As social distancing rules make group activities impossible, Street Feast is putting efforts into supporting communities in isolation, and in particular, those people that are most vulnerable and at risk. For this purpose, it has activated its Neighbourhood Network of Street Feasters, which brings together grassroots community support groups across Ireland.

Using the Street Feast page, participants will work together and waste no time in recruiting neighbours, managing tasks and coordinating a local response to the contagion and its economic repercussions.

Exciting stories of community support

Every Monday, Street Feast will publish a newsletter,  highlighting inspirational stories of community support submitted by members and locals over the preceding week. One of the first posts portrays Cork resident and freelance production manager Scott Duggan, who came up with the idea of projecting classic movies on a building’s blind façade with voluntary donations going to a charity. “Listening to the movie on an FM signal sitting in our own separate front gardens made us all feel a little less alone,” writes Duggan’s neighbour Clare Keogh on Twitter.

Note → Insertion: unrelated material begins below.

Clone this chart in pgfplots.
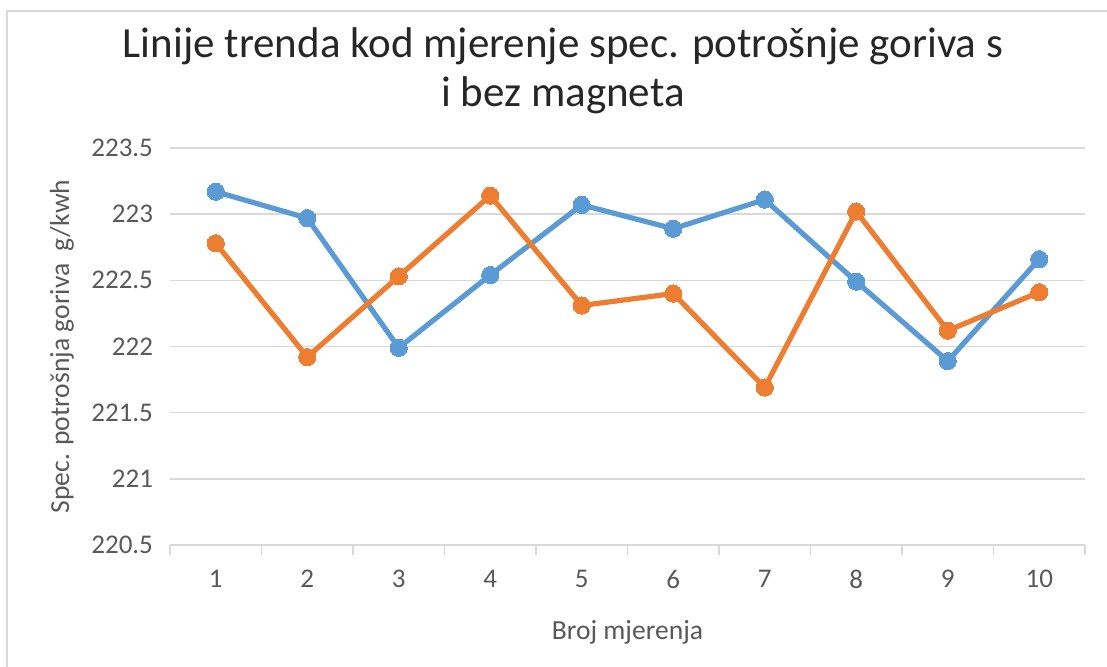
\documentclass[border=0pt]{standalone}
\usepackage{pgfplots}
\pgfplotsset{compat=1.18}
\usepackage{fontspec}
\setmainfont{Carlito}
\definecolor{cblue}{HTML}{5B9BD5}
\definecolor{corange}{HTML}{ED7D31}
\definecolor{tickgray}{HTML}{595959}
\definecolor{gridgray}{HTML}{D9D9D9}
\begin{document}
\begin{tikzpicture}
\path[use as bounding box] (-85pt,-61pt) rectangle (468.5pt,272.5pt);
\draw[gridgray, line width=0.8pt] (-81.5pt,-61pt) -- (-81.5pt,267pt) -- (468.5pt,267pt);
\begin{axis}[
  at={(0pt,0pt)}, anchor=south west,
  scale only axis, width=457.5pt, height=198.5pt,
  xmin=0.5, xmax=10.5, ymin=220.5, ymax=223.5,
  xtick={1,...,10}, minor xtick={0.5,1.5,...,10.5},
  ytick={220.5,221,...,223.5},
  yticklabels={220.5,221,221.5,222,222.5,223,223.5},
  major tick length=0pt, minor tick length=5pt,
  tick align=outside,
  axis x line*=bottom, axis y line*=left,
  x axis line style={color=gridgray, line width=1pt},
  y axis line style={draw=none},
  minor x tick style={color=gridgray, line width=0.8pt},
  ymajorgrids, grid style={color=gridgray, line width=0.8pt},
  tick label style={font=\fontsize{13.5}{15}\selectfont, text=tickgray},
  /pgf/number format/assume math mode=true,
  yticklabel style={xshift=-5pt},
  xticklabel style={yshift=-9pt},
  xlabel={Broj mjerenja},
  ylabel={Spec. potrošnja goriva~~g/kwh},
  label style={font=\fontsize{13.8}{15}\selectfont, text=tickgray},
  xlabel style={at={(axis description cs:0.5,0)}, anchor=center, yshift=-43.5pt},
  ylabel style={at={(axis description cs:0,0.5)}, anchor=center, xshift=0pt, yshift=54pt},
  clip=false,
]
\addplot[cblue, line width=2.6pt, line join=round, mark=*, mark size=4.3pt, mark options={fill=cblue, draw=cblue, line width=0pt}]
coordinates {(1,223.17) (2,222.97) (3,221.99) (4,222.54) (5,223.07) (6,222.89) (7,223.11) (8,222.49) (9,221.89) (10,222.66)};
\addplot[corange, line width=2.6pt, line join=round, mark=*, mark size=4.3pt, mark options={fill=corange, draw=corange, line width=0pt}]
coordinates {(1,222.78) (2,221.92) (3,222.53) (4,223.14) (5,222.31) (6,222.40) (7,221.69) (8,223.02) (9,222.12) (10,222.41)};
\end{axis}
\node[align=center, font=\fontsize{21.5}{24.5}\selectfont, text=black!85, inner sep=0pt] at (196.5pt,237pt) {Linije trenda kod mjerenje spec. potrošnje goriva s\\i bez magneta};
\end{tikzpicture}
\end{document}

Castlebar, County Mayo enthusiasts have dropped a newsletter aptly named “Strange Times” in people’s letterboxes, inviting them to pop out into their front garden for a shared but safely distanced cup of tea at 3 o’clock. A third story tells how residents of hip Dublin neighbourhood Stoneybatter are displaying teddy bears in their front windows for children to spot and enjoy while out walking with their parents.

Can we really connect while staying apart? Trailblazers like Street Feast show us that we can, helping others along the way.